━━━ Information supplied ━━━
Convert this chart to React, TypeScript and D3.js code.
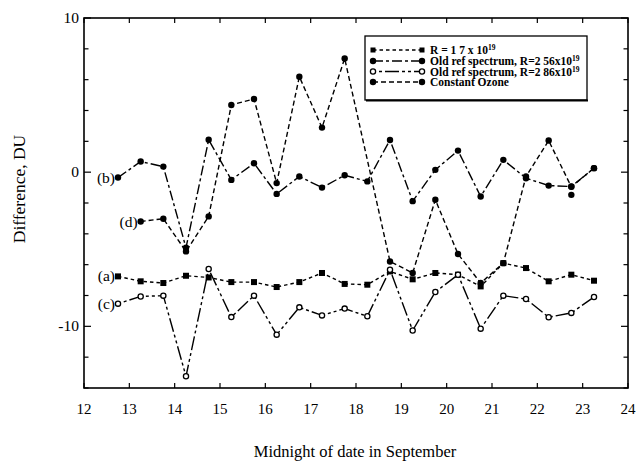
import React from "react";
import * as d3 from "d3";

// Observation times (midnight of date in September, half-day offsets)
const days = [
  12.75, 13.25, 13.75, 14.25, 14.75, 15.25, 15.75, 16.25, 16.75, 17.25, 17.75,
  18.25, 18.75, 19.25, 19.75, 20.25, 20.75, 21.25, 21.75, 22.25, 22.75, 23.25,
];

// (a) R = 1.7 x 10^19
const seriesA = [
  -6.76, -7.08, -7.19, -6.72, -6.83, -7.13, -7.13, -7.45, -7.13, -6.54, -7.25,
  -7.3, -6.44, -6.95, -6.54, -6.65, -7.41, -5.9, -6.22, -7.08, -6.65, -7.04,
];
// (b) Old ref spectrum, R = 2.56 x 10^19
const seriesB = [
  -0.35, 0.69, 0.36, -4.9, 2.1, -0.5, 0.58, -1.41, -0.28, -1.0, -0.2,
  -0.6, 2.09, -1.88, 0.15, 1.4, -1.58, 0.8, -0.39, -0.87, -0.93, 0.26,
];
// (c) Old ref spectrum, R = 2.86 x 10^19
const seriesC = [
  -8.53, -8.06, -8.01, -13.24, -6.28, -9.4, -8.01, -10.54, -8.77, -9.29, -8.85,
  -9.35, -6.33, -10.27, -7.77, -6.65, -10.15, -8.01, -8.23, -9.41, -9.13, -8.1,
];
// (d) Constant ozone
const seriesD: (number | null)[] = [
  null, -3.2, -3.02, -5.14, -2.87, 4.36, 4.75, -0.71, 6.19, 2.89, 7.38,
  null, -5.79, -6.54, -1.79, -5.31, -7.19, -5.9, -0.28, 2.05, -0.95, 0.26,
];
// Lone marker near 22.75
const extraDays = [22.75];
const extraValues = [-1.47];

const xTicks = [12, 13, 14, 15, 16, 17, 18, 19, 20, 21, 22, 23, 24];
const yTicks = [-14, -12, -10, -8, -6, -4, -2, 0, 2, 4, 6, 8, 10];
const yLabels = [-10, 0, 10];

const legendLabels = [
  { text: "R = 1 7 x 10", sup: "19" },
  { text: "Old ref  spectrum, R=2 56x10", sup: "19" },
  { text: "Old ref  spectrum, R=2 86x10", sup: "19" },
  { text: "Constant Ozone", sup: "" },
];
const curveLabels = ["(a)", "(b)", "(c)", "(d)"];

const W = 638;
const H = 467;
const left = 84;
const right = 628;
const top = 18;
const bottom = 388;

const FONT = "'Liberation Serif', 'DejaVu Serif', serif";

type Marker = "square" | "dot" | "open";

export default function App() {
  const x = d3.scaleLinear().domain([12, 24]).range([left, right]);
  const y = d3.scaleLinear().domain([-14, 10]).range([bottom, top]);

  const toPts = (vals: (number | null)[]) =>
    days
      .map((d, i) => [d, vals[i]] as [number, number | null])
      .filter((p) => p[1] !== null) as [number, number][];

  const line = d3
    .line<[number, number]>()
    .x((p) => x(p[0]))
    .y((p) => y(p[1]));

  const series: {
    pts: [number, number][];
    dash: string;
    marker: Marker;
    label: string;
  }[] = [
    { pts: toPts(seriesA), dash: "3.5,3", marker: "square", label: curveLabels[0] },
    { pts: toPts(seriesB), dash: "10,3,3,3", marker: "dot", label: curveLabels[1] },
    { pts: toPts(seriesC), dash: "3,3,3,3,14,3", marker: "open", label: curveLabels[2] },
    { pts: toPts(seriesD), dash: "5,3", marker: "dot", label: curveLabels[3] },
  ];

  const drawMarker = (m: Marker, cx: number, cy: number, key: string | number, big = false) => {
    if (m === "square") {
      const s = big ? 5 : 6;
      return <rect key={key} x={cx - s / 2} y={cy - s / 2} width={s} height={s} fill="#000" />;
    }
    if (m === "open") {
      return <circle key={key} cx={cx} cy={cy} r={2.6} fill="#fff" stroke="#000" strokeWidth={1.3} />;
    }
    return <circle key={key} cx={cx} cy={cy} r={3.2} fill="#000" />;
  };

  const legendX0 = 373;
  const legendX1 = 422;
  const legendRows = [50, 61, 71.5, 82];

  return (
    <svg
      width={W}
      height={H}
      style={{ position: "absolute", left: 0, top: 0, background: "#fff" }}
      fontFamily={FONT}
    >
      <rect x={0} y={0} width={W} height={H} fill="#fff" />

      {/* frame */}
      <rect x={left} y={top} width={right - left} height={bottom - top} fill="none" stroke="#000" strokeWidth={1.6} />

      {/* x ticks, bottom and top */}
      {xTicks.map((t) => (
        <g key={"xt" + t}>
          <line x1={x(t)} x2={x(t)} y1={bottom} y2={bottom - 5} stroke="#000" strokeWidth={1.2} />
          <line x1={x(t)} x2={x(t)} y1={top} y2={top + 5} stroke="#000" strokeWidth={1.2} />
          <text x={x(t)} y={bottom + 26} textAnchor="middle" fontSize={15}>
            {t}
          </text>
        </g>
      ))}

      {/* y ticks, left and right */}
      {yTicks.map((t) => {
        const len = yLabels.includes(t) ? 7 : 4.5;
        return (
          <g key={"yt" + t}>
            <line x1={left} x2={left + len} y1={y(t)} y2={y(t)} stroke="#000" strokeWidth={1.2} />
            <line x1={right} x2={right - len} y1={y(t)} y2={y(t)} stroke="#000" strokeWidth={1.2} />
          </g>
        );
      })}
      {yLabels.map((t) => (
        <text key={"yl" + t} x={left - 5} y={y(t) + 5} textAnchor="end" fontSize={15.5}>
          {String(t)}
        </text>
      ))}

      {/* axis titles */}
      <text x={355} y={457} textAnchor="middle" fontSize={16.5}>
        Midnight of date in September
      </text>
      <text
        transform={`translate(25, 189) rotate(-90)`}
        textAnchor="middle"
        fontSize={17.5}
      >
        Difference, DU
      </text>

      {/* series lines */}
      {series.map((s, i) => (
        <path
          key={"ln" + i}
          d={line(s.pts) || ""}
          fill="none"
          stroke="#000"
          strokeWidth={1.4}
          strokeDasharray={s.dash}
        />
      ))}

      {/* series markers */}
      {series.map((s, i) => (
        <g key={"mk" + i}>{s.pts.map((p, j) => drawMarker(s.marker, x(p[0]), y(p[1]), j))}</g>
      ))}
      {extraDays.map((d, i) => drawMarker("dot", x(d), y(extraValues[i]), "ex" + i))}

      {/* curve labels */}
      {series.map((s, i) => (
        <text
          key={"cl" + i}
          x={x(s.pts[0][0]) - 3}
          y={y(s.pts[0][1]) + 5}
          textAnchor="end"
          fontSize={15.5}
        >
          {s.label}
        </text>
      ))}

      {/* legend */}
      <rect x={365} y={36} width={222} height={64} fill="#fff" stroke="#000" strokeWidth={1.3} />
      <line x1={366} x2={588} y1={100.5} y2={100.5} stroke="#000" strokeWidth={2} />
      {series.map((s, i) => (
        <g key={"lg" + i}>
          <line
            x1={legendX0}
            x2={legendX1}
            y1={legendRows[i]}
            y2={legendRows[i]}
            stroke="#000"
            strokeWidth={1.3}
            strokeDasharray={s.dash}
          />
          {drawMarker(s.marker, legendX0, legendRows[i], "a", true)}
          {drawMarker(s.marker, legendX1, legendRows[i], "b", true)}
          <text x={430} y={legendRows[i] + 4} fontSize={11.5} fontWeight="bold">
            {legendLabels[i].text}
            {legendLabels[i].sup && (
              <tspan dy={-4} fontSize={7.5}>
                {legendLabels[i].sup}
              </tspan>
            )}
          </text>
        </g>
      ))}
    </svg>
  );
}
━━━
- _Task directions_:
Return each line exactly as written. Any picture gets left out.

- _Finished exercise_:
Convert this chart to React, TypeScript and D3.js code.
import React from "react";
import * as d3 from "d3";

// Observation times (midnight of date in September, half-day offsets)
const days = [
  12.75, 13.25, 13.75, 14.25, 14.75, 15.25, 15.75, 16.25, 16.75, 17.25, 17.75,
  18.25, 18.75, 19.25, 19.75, 20.25, 20.75, 21.25, 21.75, 22.25, 22.75, 23.25,
];

// (a) R = 1.7 x 10^19
const seriesA = [
  -6.76, -7.08, -7.19, -6.72, -6.83, -7.13, -7.13, -7.45, -7.13, -6.54, -7.25,
  -7.3, -6.44, -6.95, -6.54, -6.65, -7.41, -5.9, -6.22, -7.08, -6.65, -7.04,
];
// (b) Old ref spectrum, R = 2.56 x 10^19
const seriesB = [
  -0.35, 0.69, 0.36, -4.9, 2.1, -0.5, 0.58, -1.41, -0.28, -1.0, -0.2,
  -0.6, 2.09, -1.88, 0.15, 1.4, -1.58, 0.8, -0.39, -0.87, -0.93, 0.26,
];
// (c) Old ref spectrum, R = 2.86 x 10^19
const seriesC = [
  -8.53, -8.06, -8.01, -13.24, -6.28, -9.4, -8.01, -10.54, -8.77, -9.29, -8.85,
  -9.35, -6.33, -10.27, -7.77, -6.65, -10.15, -8.01, -8.23, -9.41, -9.13, -8.1,
];
// (d) Constant ozone
const seriesD: (number | null)[] = [
  null, -3.2, -3.02, -5.14, -2.87, 4.36, 4.75, -0.71, 6.19, 2.89, 7.38,
  null, -5.79, -6.54, -1.79, -5.31, -7.19, -5.9, -0.28, 2.05, -0.95, 0.26,
];
// Lone marker near 22.75
const extraDays = [22.75];
const extraValues = [-1.47];

const xTicks = [12, 13, 14, 15, 16, 17, 18, 19, 20, 21, 22, 23, 24];
const yTicks = [-14, -12, -10, -8, -6, -4, -2, 0, 2, 4, 6, 8, 10];
const yLabels = [-10, 0, 10];

const legendLabels = [
  { text: "R = 1 7 x 10", sup: "19" },
  { text: "Old ref  spectrum, R=2 56x10", sup: "19" },
  { text: "Old ref  spectrum, R=2 86x10", sup: "19" },
  { text: "Constant Ozone", sup: "" },
];
const curveLabels = ["(a)", "(b)", "(c)", "(d)"];

const W = 638;
const H = 467;
const left = 84;
const right = 628;
const top = 18;
const bottom = 388;

const FONT = "'Liberation Serif', 'DejaVu Serif', serif";

type Marker = "square" | "dot" | "open";

export default function App() {
  const x = d3.scaleLinear().domain([12, 24]).range([left, right]);
  const y = d3.scaleLinear().domain([-14, 10]).range([bottom, top]);

  const toPts = (vals: (number | null)[]) =>
    days
      .map((d, i) => [d, vals[i]] as [number, number | null])
      .filter((p) => p[1] !== null) as [number, number][];

  const line = d3
    .line<[number, number]>()
    .x((p) => x(p[0]))
    .y((p) => y(p[1]));

  const series: {
    pts: [number, number][];
    dash: string;
    marker: Marker;
    label: string;
  }[] = [
    { pts: toPts(seriesA), dash: "3.5,3", marker: "square", label: curveLabels[0] },
    { pts: toPts(seriesB), dash: "10,3,3,3", marker: "dot", label: curveLabels[1] },
    { pts: toPts(seriesC), dash: "3,3,3,3,14,3", marker: "open", label: curveLabels[2] },
    { pts: toPts(seriesD), dash: "5,3", marker: "dot", label: curveLabels[3] },
  ];

  const drawMarker = (m: Marker, cx: number, cy: number, key: string | number, big = false) => {
    if (m === "square") {
      const s = big ? 5 : 6;
      return <rect key={key} x={cx - s / 2} y={cy - s / 2} width={s} height={s} fill="#000" />;
    }
    if (m === "open") {
      return <circle key={key} cx={cx} cy={cy} r={2.6} fill="#fff" stroke="#000" strokeWidth={1.3} />;
    }
    return <circle key={key} cx={cx} cy={cy} r={3.2} fill="#000" />;
  };

  const legendX0 = 373;
  const legendX1 = 422;
  const legendRows = [50, 61, 71.5, 82];

  return (
    <svg
      width={W}
      height={H}
      style={{ position: "absolute", left: 0, top: 0, background: "#fff" }}
      fontFamily={FONT}
    >
      <rect x={0} y={0} width={W} height={H} fill="#fff" />

      {/* frame */}
      <rect x={left} y={top} width={right - left} height={bottom - top} fill="none" stroke="#000" strokeWidth={1.6} />

      {/* x ticks, bottom and top */}
      {xTicks.map((t) => (
        <g key={"xt" + t}>
          <line x1={x(t)} x2={x(t)} y1={bottom} y2={bottom - 5} stroke="#000" strokeWidth={1.2} />
          <line x1={x(t)} x2={x(t)} y1={top} y2={top + 5} stroke="#000" strokeWidth={1.2} />
          <text x={x(t)} y={bottom + 26} textAnchor="middle" fontSize={15}>
            {t}
          </text>
        </g>
      ))}

      {/* y ticks, left and right */}
      {yTicks.map((t) => {
        const len = yLabels.includes(t) ? 7 : 4.5;
        return (
          <g key={"yt" + t}>
            <line x1={left} x2={left + len} y1={y(t)} y2={y(t)} stroke="#000" strokeWidth={1.2} />
            <line x1={right} x2={right - len} y1={y(t)} y2={y(t)} stroke="#000" strokeWidth={1.2} />
          </g>
        );
      })}
      {yLabels.map((t) => (
        <text key={"yl" + t} x={left - 5} y={y(t) + 5} textAnchor="end" fontSize={15.5}>
          {String(t)}
        </text>
      ))}

      {/* axis titles */}
      <text x={355} y={457} textAnchor="middle" fontSize={16.5}>
        Midnight of date in September
      </text>
      <text
        transform={`translate(25, 189) rotate(-90)`}
        textAnchor="middle"
        fontSize={17.5}
      >
        Difference, DU
      </text>

      {/* series lines */}
      {series.map((s, i) => (
        <path
          key={"ln" + i}
          d={line(s.pts) || ""}
          fill="none"
          stroke="#000"
          strokeWidth={1.4}
          strokeDasharray={s.dash}
        />
      ))}

      {/* series markers */}
      {series.map((s, i) => (
        <g key={"mk" + i}>{s.pts.map((p, j) => drawMarker(s.marker, x(p[0]), y(p[1]), j))}</g>
      ))}
      {extraDays.map((d, i) => drawMarker("dot", x(d), y(extraValues[i]), "ex" + i))}

      {/* curve labels */}
      {series.map((s, i) => (
        <text
          key={"cl" + i}
          x={x(s.pts[0][0]) - 3}
          y={y(s.pts[0][1]) + 5}
          textAnchor="end"
          fontSize={15.5}
        >
          {s.label}
        </text>
      ))}

      {/* legend */}
      <rect x={365} y={36} width={222} height={64} fill="#fff" stroke="#000" strokeWidth={1.3} />
      <line x1={366} x2={588} y1={100.5} y2={100.5} stroke="#000" strokeWidth={2} />
      {series.map((s, i) => (
        <g key={"lg" + i}>
          <line
            x1={legendX0}
            x2={legendX1}
            y1={legendRows[i]}
            y2={legendRows[i]}
            stroke="#000"
            strokeWidth={1.3}
            strokeDasharray={s.dash}
          />
          {drawMarker(s.marker, legendX0, legendRows[i], "a", true)}
          {drawMarker(s.marker, legendX1, legendRows[i], "b", true)}
          <text x={430} y={legendRows[i] + 4} fontSize={11.5} fontWeight="bold">
            {legendLabels[i].text}
            {legendLabels[i].sup && (
              <tspan dy={-4} fontSize={7.5}>
                {legendLabels[i].sup}
              </tspan>
            )}
          </text>
        </g>
      ))}
    </svg>
  );
}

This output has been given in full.